Your message is somehow undermined by your use of “--” in place of “—”.

  • No it isn't--double-hypens are a great alternative to an em dash and are interpreted as such by many people and some software. GP's argument is for the grammatical functionality of differentiating dashes, not the specific symbols used.

    That said, I don't use en dashes, if I want my numbers to line up I use a fixed-width font.

    • > No it isn't; double-hypens are a great alternative to an em dash and are interpreted as such by many people and some software. GP's argument is for the grammatical functionality of differentiating dashes, not the specific symbols used.

      Use ;

      Works just fine

      3 replies →

    • I find it unlikely that the comment was typed on a typewriter, or sent over a teletype. Computers and phones make it easy to type em-dashes if you want to do that. No sub-par alternatives are needed.

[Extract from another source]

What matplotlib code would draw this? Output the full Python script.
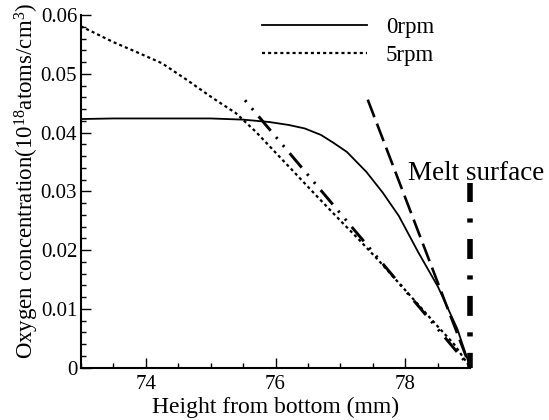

  • Did you know double dash is treated as one single longer than normal dash by default in iOS?

    This character ‘—‘ looks like one long dash to me, even though I typed the dash button twice. What’s even crazier is if I type four dashes ‘——‘ it still looks like one even longer dash; even six ‘———‘ is a solid line, and I can delete it by pressing the backspace button once

    I have no idea how to get my phone to display two short dashes side by side: ‘--‘ maybe I can fake it by puttin an emoji in between, knowing that hackernews will filter it out. Let’s see what happens.

    Edit - ooh that totally works. I’d never really paid attention to how this feature worked before.

    • I did, hence my other comment in this thread — proper dashes are easy.

      “--” can also be input on iOS by entering “- -” and then deleting the space. Or you can disable the “Smart punctuation” setting and type what you actually mean.

Why do we stop with hyphen, n and m dash? There are at least 30 different use cases, we should not reuse only 3 versions of some short line. Let's make 30 versions, one for each meaning. (cynicism)

Never really cares about anything that you're saying about how the dashes should work to imaginary group of people way into typography

  • Then don't use them? As a reader, I certainly appreciate when people do. When writing documents or HTML I use them because it adds clarity. When typing on a web form, I'll usually use "--" because it's visually similar and much easier to type on a US keyboard. No one, pedants included, have ever tried to correct me on it.

    I also use capitalization and punctuation when I type while many people do not. It'd be great if they did, since it makes reading easier and takes almost no additional effort, but I'm not going to let it ruin my day. The parent comment is about why the distinction in dashes matters and has virtually nothing to do with typography enthusiasm, but rather reader comprehension. If you don't want to integrate that information into your life, great, but that's not really a refutation. For my part, I found it interesting. Even though I use em-dashes I learned more about how they're helpful. If you don't want to use them, I'm almost positive no one is ever going to correct you.

    • > Then don't use them?

      I don't and; but dumb tools replace -- with em-dash which breaks shit.

      > If you don't want to use them, I'm almost positive no one is ever going to correct you.

      Still have to look at it and suffer consequences of dumb editors replacing -- with em-dashes when someone innocently tries to just say commandline parameter

It also looks like you’re drawing attention to something — the use of the double dashes — in making a deliberate choice to break from the norm. Whereas if you just follow the way most people use dashes - single dashes, not double - then it doesn’t really stand out, it just looks ‘normal.’ You’re used to seeing it styled that way. It feels different.